_WRITTEN TASK_.
Within the material below, find each line bearing the word "that" and present it.

_DATA_.
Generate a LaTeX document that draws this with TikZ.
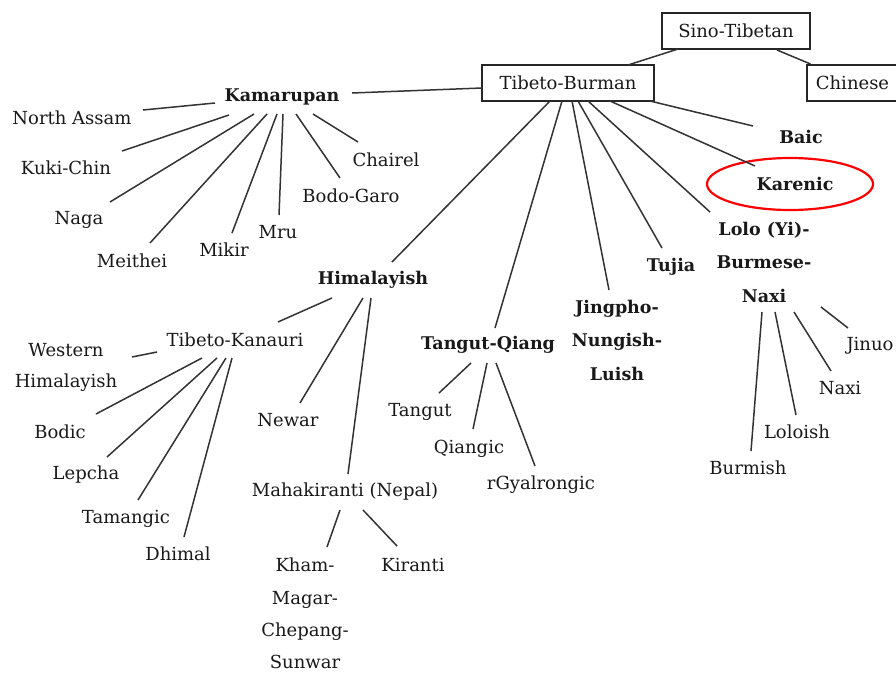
\documentclass[tikz,border=0pt]{standalone}
\usepackage{fontspec}
\setmainfont{DejaVu Serif}
\newcommand\lnk[4]{\draw[conn] ([shift={(#2)}]#1.center) -- ([shift={(#4)}]#3.center);}
\begin{document}
\begin{tikzpicture}[x=1pt,y=-1pt,
  lab/.style={inner sep=0pt, font=\fontsize{18}{33}\selectfont, align=center, text=black!90},
  blab/.style={lab, font=\fontsize{17.5}{33.5}\selectfont\bfseries},
  boxed/.style={lab, draw=black!85, line width=1.6pt, minimum height=36pt},
  conn/.style={draw=black!80, line width=1.5pt}]
\useasboundingbox (0,0) rectangle (896,673);
\fill[white] (0,0) rectangle (896,673);
% boxes
\node[boxed, minimum width=148pt] (st) at (736,31) {Sino-Tibetan};
\node[boxed, minimum width=91pt] (ch) at (852.5,83) {Chinese};
\node[boxed, minimum width=172pt] (tb) at (568,83) {Tibeto-Burman};
% Kamarupan
\node[blab] (kam) at (282,97) {Kamarupan};
\node[lab] (nas) at (72,118) {North Assam};
\node[lab] (kuki) at (66,168) {Kuki-Chin};
\node[lab] (naga) at (79,220) {Naga};
\node[lab] (mei) at (132,261) {Meithei};
\node[lab] (mik) at (224,250) {Mikir};
\node[lab] (mru) at (278,232) {Mru};
\node[lab] (bodo) at (351,196) {Bodo-Garo};
\node[lab] (chai) at (386,160) {Chairel};
% right branches
\node[blab] (baic) at (801,137) {Baic};
\node[blab] (kar) at (795,184) {Karenic};
\draw[red, line width=2.2pt] ([xshift=-5pt]kar.center) ellipse [x radius=83, y radius=26];
\node[blab] (lolo) at (764,262) {Lolo (Yi)-\\Burmese-\\Naxi};
\node[blab] (tuj) at (671,267) {Tujia};
\node[blab] (jing) at (617,340) {Jingpho-\\Nungish-\\Luish};
\node[blab] (tq) at (488,345) {Tangut-Qiang};
\node[blab] (him) at (373,280) {Himalayish};
% Himalayish
\node[lab] (tk) at (235,340) {Tibeto-Kanauri};
\node[lab] (newar) at (288,420) {Newar};
\node[lab] (maha) at (345,492) {Mahakiranti (Nepal)};
\node[lab, font=\fontsize{18}{31}\selectfont] (wh) at (66,367.5) {Western\\Himalayish};
\node[lab] (bodic) at (60,432) {Bodic};
\node[lab] (lep) at (86,475) {Lepcha};
\node[lab] (tam) at (126,519) {Tamangic};
\node[lab] (dhi) at (178,554) {Dhimal};
\node[lab, font=\fontsize{18}{32.3}\selectfont] (kham) at (305,613.5) {Kham-\\Magar-\\Chepang-\\Sunwar};
\node[lab] (kir) at (413,565) {Kiranti};
% Tangut-Qiang
\node[lab] (tang) at (420,412) {Tangut};
\node[lab] (qia) at (469,449) {Qiangic};
\node[lab] (rgy) at (541,485) {rGyalrongic};
% Lolo
\node[lab] (bur) at (748,468) {Burmish};
\node[lab] (loloish) at (797,432) {Loloish};
\node[lab] (naxi) at (840,388) {Naxi};
\node[lab] (jin) at (870,346) {Jinuo};
% connectors
\lnk{tb}{60,-18}{st}{-58,18}
\lnk{st}{41,19}{ch}{-42,-19}
\lnk{tb}{-86,5}{kam}{70,-4}
\lnk{kam}{-67,6}{nas}{71,-8}
\lnk{kam}{-53,18}{kuki}{56,-17}
\lnk{kam}{-28,17}{naga}{31,-18}
\lnk{kam}{-15,17}{mei}{18,-18}
\lnk{kam}{-5,17}{mik}{8,-17}
\lnk{kam}{1,17}{mru}{1,-17}
\lnk{kam}{14,17}{bodo}{-11,-18}
\lnk{kam}{31,17}{chai}{-28,-18}
\lnk{tb}{82,18}{baic}{-48,-11}
\lnk{tb}{42,18}{kar}{-40,-18}
\lnk{tb}{20,18}{lolo}{-54,-50}
\lnk{tb}{10,18}{tuj}{-9,-19}
\lnk{tb}{4,18}{jing}{-8,-50}
\lnk{tb}{-6,18}{tq}{7,-17}
\lnk{tb}{-18,18}{him}{19,-18}
\lnk{him}{-41,18}{tk}{43,-18}
\lnk{him}{-10,18}{newar}{12,-17}
\lnk{him}{-2,18}{maha}{3,-18}
\lnk{tk}{-78,12}{wh}{66,-10.5}
\lnk{tk}{-33,18}{bodic}{36,-18}
\lnk{tk}{-18,18}{lep}{21,-18}
\lnk{tk}{-9,18}{tam}{12,-19}
\lnk{tk}{-3,18}{dhi}{6,-17}
\lnk{maha}{-5,18}{kham}{22,-66.5}
\lnk{maha}{18,18}{kir}{-16,-19}
\lnk{tq}{-17,18}{tang}{19,-19}
\lnk{tq}{-1,18}{qia}{4,-20}
\lnk{tq}{8,18}{rgy}{-6,-19}
\lnk{lolo}{-2,50}{bur}{3,-17}
\lnk{lolo}{11,50}{loloish}{-1,-17}
\lnk{lolo}{30,50}{naxi}{-9,-17}
\lnk{lolo}{57,45}{jin}{-22,-18}
\end{tikzpicture}
\end{document}
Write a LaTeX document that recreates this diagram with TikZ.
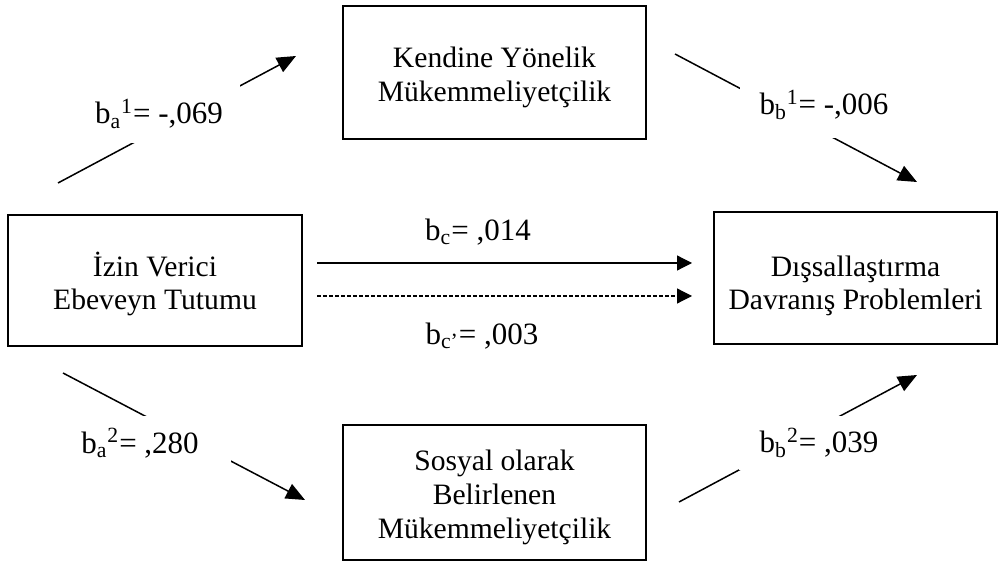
\documentclass[tikz,border=0pt]{standalone}
\usepackage{fontspec}
\setmainfont{Liberation Serif}
\usetikzlibrary{arrows.meta}
\tikzset{
  box/.style={draw, line width=1pt, inner sep=0pt, align=center, text depth=3pt, font=\fontsize{14.8}{17}\selectfont},
  coef/.style={inner sep=0pt, font=\fontsize{15.5}{18}\selectfont},
  gap/.style={coef, fill=white},
  link/.style={line width=0.75pt, -{Triangle[length=9.5pt,width=8pt]}},
  direct/.style={line width=0.6pt, -{Triangle[length=7.5pt,width=7.5pt]}},
  indirect/.style={direct, dash pattern=on 2pt off 1pt}
}
\begin{document}
\begin{tikzpicture}[x=0.5pt,y=-0.5pt]
            \useasboundingbox (0,0) rectangle (1000,566);
            \node[box, minimum width=151.5pt, minimum height=66.5pt, text height=32.5pt] (kym) at (494.5,72.5) {Kendine Yönelik\\Mükemmeliyetçilik};
            \node[box, minimum width=147pt, minimum height=65.5pt, text height=32.5pt] (iveb) at (155,280.5) {İzin Verici\\Ebeveyn Tutumu};
            \node[box, minimum width=141.5pt, minimum height=66pt, text height=35pt] (ddp) at (855.5,278) {Dışsallaştırma\\Davranış Problemleri};
            \node[box, minimum width=151.5pt, minimum height=67.5pt, text height=48.5pt] (sbm) at (494.5,492.5) {Sosyal olarak\\Belirlenen\\Mükemmeliyetçilik};

            \coordinate (a1s) at (58,183);
            \coordinate (a1e) at (296,56);
            \coordinate (b1s) at (675,54);
            \coordinate (b1e) at (917,182);
            \coordinate (a2s) at (63,373);
            \coordinate (a2e) at (305,500);
            \coordinate (b2s) at (679,502);
            \coordinate (b2e) at (917,375);

            \draw[link] (a1s) to (a1e);
            \draw[link] (b1s) to (b1e);
            \draw[link] (a2s) to (a2e);
            \draw[link] (b2s) to (b2e);
            \draw[direct, shorten <=7pt, shorten >=10.5pt] (iveb.east |- 0,263) to (ddp.west |- 0,263);
            \draw[indirect, shorten <=7pt, shorten >=10.5pt] (iveb.east |- 0,296) to (ddp.west |- 0,296);

            \node[gap, minimum width=81pt, minimum height=29pt] (ba1) at (159,114) {b\textsubscript{a}\textsuperscript{1}= -,069};
            \node[gap, minimum width=84pt, minimum height=33pt] (bb1) at (824,105) {b\textsubscript{b}\textsuperscript{1}= -,006};
            \node[gap, minimum width=91pt, minimum height=27pt] (ba2) at (140,443) {b\textsubscript{a}\textsuperscript{2}= ,280};
            \node[gap, minimum width=80pt, minimum height=27pt] (bb2) at (819,443) {b\textsubscript{b}\textsuperscript{2}= ,039};
            \node[coef] (bc) at (478,232) {b\textsubscript{c}= ,014};
            \node[coef] (bcp) at (482,336) {b\textsubscript{c’}= ,003};
        \end{tikzpicture}
\end{document}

_SOLUTION_.
Generate a LaTeX document that draws this with TikZ.
Write a LaTeX document that recreates this diagram with TikZ.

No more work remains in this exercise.